| Temas religiosos CONTEMPLAÇÃO1 Dentre as atitudes cristãs, a
contemplação é das que mais ferem a sensibilidade das chamadas inteligências
práticas, realistas e positivas. Colocai, no ângulo visual
desses espíritos, o perfil psicológico dessa genial contemplativa que foi
Teresa de Lisieux. Eles, que não vêem o mistério difuso, em toda a expressão
do ser, que se esconde atrás de cada fenômeno, e que com sarcasmo cruel se
instala na própria razão que quer ver, e tudo tenta explicar, estranharão, no
entanto, essa forma de vida que se lhes afigura misteriosa e anormal. A vida de
oração, de silêncio, de renúncias, de amorosa contemplação das realidades
invisíveis e divinas, afigura-se a muitos como antinatural, como um paradoxo
biológico, um caso de patologia nervosa: ela estancaria as fontes da vida
humana, deformaria suas mais belas expressões e profundas exigências, enfim,
desvalorizaria o homem. Em vão observareis que, ao
contrário, o Cristianismo afirma e reconhece o valor positivo da vida, postula
o dever de superarmos, com a graça, a ordem natural do ser, enriquecermos nossa
existência frágil e efêmera, integrando-a no plano das realidades
sobrenaturais. Em vão direis que, na lógica
dos princípios, a vida contemplativa é a racional permuta do inferior pelo
superior, do menos pelo mais, do pior pelo melhor, da vida elementar pela vida
perfeita e plena. Em vão advertireis que a
contemplação dos ascetas, com seu imenso conteúdo de renúncias, não possui,
tão somente, beleza moral, forte expressão de senso comum, alto coeficiente do
valor estético, mas, ainda, uma forte dose de sadio utilitarismo. Em vão provareis que o
Cristianismo definiu a verdadeira função da renúncia na economia da vida,
dando-nos a forma de conjugação do irreprimível desejo de viver com o espírito
de abnegação, e ensinando-nos que a renúncia é, enfim, a busca de uma
plenitude, de uma vida eterna e total: "De que serve ganhares o universo,
se vens a perder tua alma?" Em vão direis tudo isso. Falareis uma linguagem
ininteligível, pois a ascética "não é coisa de comer", o Evangelho
nada diz sobre os valores cambiais, nada ensina sobre a lei da oferta e da
procura; a contemplação nada produz, economicamente, e a renúncia pode, até,
provocar crises na indústria fabril! Essa incompreensão da vida
orante, da atitude contemplativa caracterizará um estado de espírito - a amnésia
do Evangelho, a nostalgia dos cemitérios greco-romanos? Não; ela denuncia algo mais
grave. No paganismo, havia um pouco
mais de nobreza intelectual, uma melhor compreensão da beleza de uma existência
de contemplação amorosa de Deus: Lede esta página magnífica: "Se possuíssemos o espírito
justo, que deveríamos fazer, todos, em comum, e, cada um, em particular, senão
glorificar a Deus, cantar seus louvores e dirigir-lhe ações de graças?
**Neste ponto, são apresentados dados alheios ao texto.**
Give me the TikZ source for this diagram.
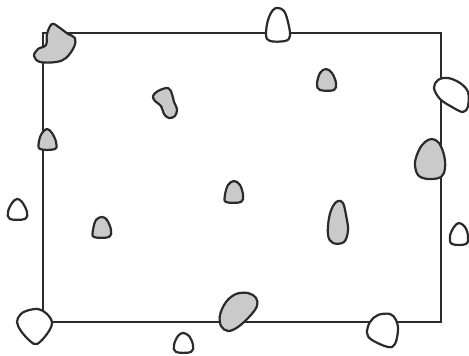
\documentclass[tikz,border=0pt]{standalone}
\usetikzlibrary{patterns}
\definecolor{ink}{HTML}{2B2B2B}
\definecolor{grainfill}{HTML}{CACACA}
\begin{document}
\begin{tikzpicture}[x=1pt,y=-1pt,
  frame/.style={draw=ink,line width=1.6pt},
  grain/.style={draw=ink,line width=2.2pt,fill=grainfill,line join=round},
  stone/.style={draw=ink,line width=2.2pt,fill=white,line join=round}]
\useasboundingbox (0,0) rectangle (469,356);
% frame
\coordinate (tl) at (43,33);
\coordinate (tr) at (441,33);
\coordinate (br) at (441,322);
\coordinate (bl) at (43,322);
\draw[frame] (tl) -- (tr) -- (br) -- (bl) -- cycle;
% grains (grey)
\draw[grain] plot[smooth cycle,tension=0.6] coordinates {(52,24) (60,28) (68,34) (75,38) (74,47) (66,58) (56,62) (40,62) (34,56) (38,49) (46,45) (47,34)};
\draw[grain] plot[smooth cycle,tension=0.6] coordinates {(326,69) (332,73) (336,83) (334,90) (320,90) (317,84) (320,73)};
\draw[grain] plot[smooth cycle,tension=0.6] coordinates {(153,96) (158,91) (168,88) (172,94) (174,102) (177,109) (175,116) (169,118) (164,114) (161,106) (155,101)};
\draw[grain] plot[smooth cycle,tension=0.6] coordinates {(425,142) (432,139) (439,143) (444,155) (445,168) (441,177) (428,179) (418,175) (415,163) (419,150)};
\draw[grain] plot[smooth cycle,tension=0.6] coordinates {(47,129) (52,133) (56,142) (55,149) (40,149) (39,141) (42,133)};
\draw[grain] plot[smooth cycle,tension=0.6] coordinates {(102,217) (107,220) (111,230) (109,237) (94,237) (93,230) (96,220)};
\draw[grain] plot[smooth cycle,tension=0.6] coordinates {(234,181) (240,185) (243,195) (241,202) (226,202) (225,195) (228,185)};
\draw[grain] plot[smooth cycle,tension=0.6] coordinates {(338,201) (343,203) (346,215) (348,230) (344,242) (333,243) (328,235) (329,218) (333,206)};
\draw[grain] plot[smooth cycle,tension=0.6] coordinates {(236,294) (248,293) (256,298) (257,306) (250,316) (238,327) (228,331) (221,326) (220,315) (226,302)};
% stones (white)
\draw[stone] plot[smooth cycle,tension=0.6] coordinates {(278,8) (284,11) (288,22) (290,36) (285,41) (270,41) (266,35) (268,20) (273,10)};
\draw[stone] plot[smooth cycle,tension=0.6] coordinates {(434,88) (438,80) (448,78) (460,83) (468,92) (468,106) (463,112) (452,107) (440,99)};
\draw[stone] plot[smooth cycle,tension=0.6] coordinates {(17,199) (22,202) (27,212) (25,219) (10,219) (8,212) (12,203)};
\draw[stone] plot[smooth cycle,tension=0.6] coordinates {(26,311) (38,309) (47,314) (52,323) (47,334) (37,344) (30,341) (21,331) (17,322) (20,315)};
\draw[stone] plot[smooth cycle,tension=0.6] coordinates {(183,333) (189,336) (193,345) (191,352) (176,352) (174,345) (178,336)};
\draw[stone] plot[smooth cycle,tension=0.6] coordinates {(378,315) (390,314) (396,320) (398,330) (395,344) (388,347) (372,340) (367,333) (370,322)};
\draw[stone] plot[smooth cycle,tension=0.6] coordinates {(459,223) (465,227) (468,236) (466,244) (452,244) (450,236) (454,227)};
\end{tikzpicture}
\end{document}
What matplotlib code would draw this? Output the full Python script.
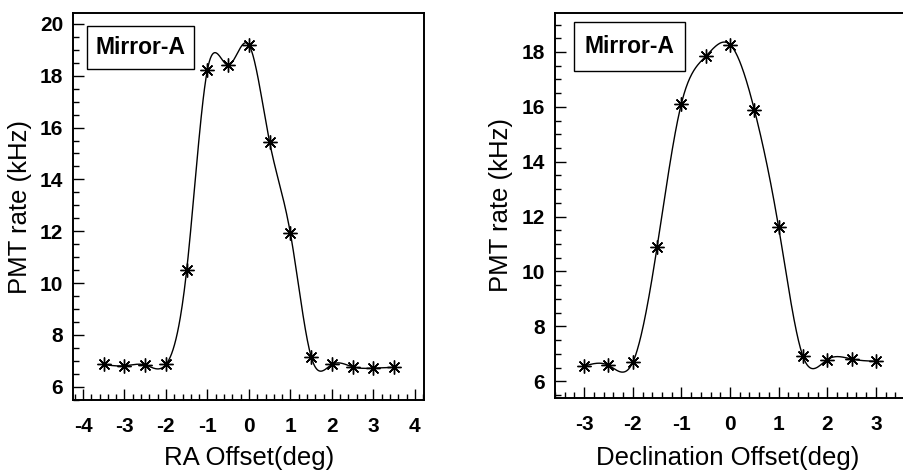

Sulcando a terra, trabalhando, fazendo nossas refeições, cantemos sempre a glória
de Deus. E por que vós, o grande número, sois cegos, não será necessário
que exista alguém, que realize essa divina tarefa e, por todos, glorifique a
Divindade? Que posso eu fazer, eu, velho e enfermo, senão cantar o meu Deus? Se
eu fosse um rouxinol, realizaria o destino de um rouxinol; se cisne, o de um
cisne! Sou um ser racional: meu destino é glorificar o Senhor! Eis minha vocação,
e eu a cumprirei. É uma vocação a que não trairei jamais: e eu vos convido,
a todos, a cantar comigo!" Quem escreveu este magnífico
poema filosófico e teológico? O autor do Cântico do Sol? Talvez, a genial
doutora de Ávila? Será seu autor Kempis ou Tomás de Aquino, ou Dante? Devemo-lo ao filósofo
escravo, a um romano pagão, a Epicteto. A incompreensão do valor
evangélico e racional da vida contemplativa, de sua grandeza espiritual e, até,
de seu valor social, é um sintoma que denuncia, não apenas a mediocridade
moral de certas almas, mas, principalmente, sua incapacidade mental para ver
esse mundo maravilhoso, em que reina o milagre permanente da vida, esse mundo
que Chesterton denominou de "País das Fadas", e que é, exatamente, o
mundo real, o mundo em que todos nascemos e vivemos, e que, para honra da espécie
humana, não é apenas um lugar onde se come, nem uma oficina onde se produz,
mas, ainda, uma paisagem que se contempla, uma beleza que se admira, um mistério
que compreende e um templo onde se adora.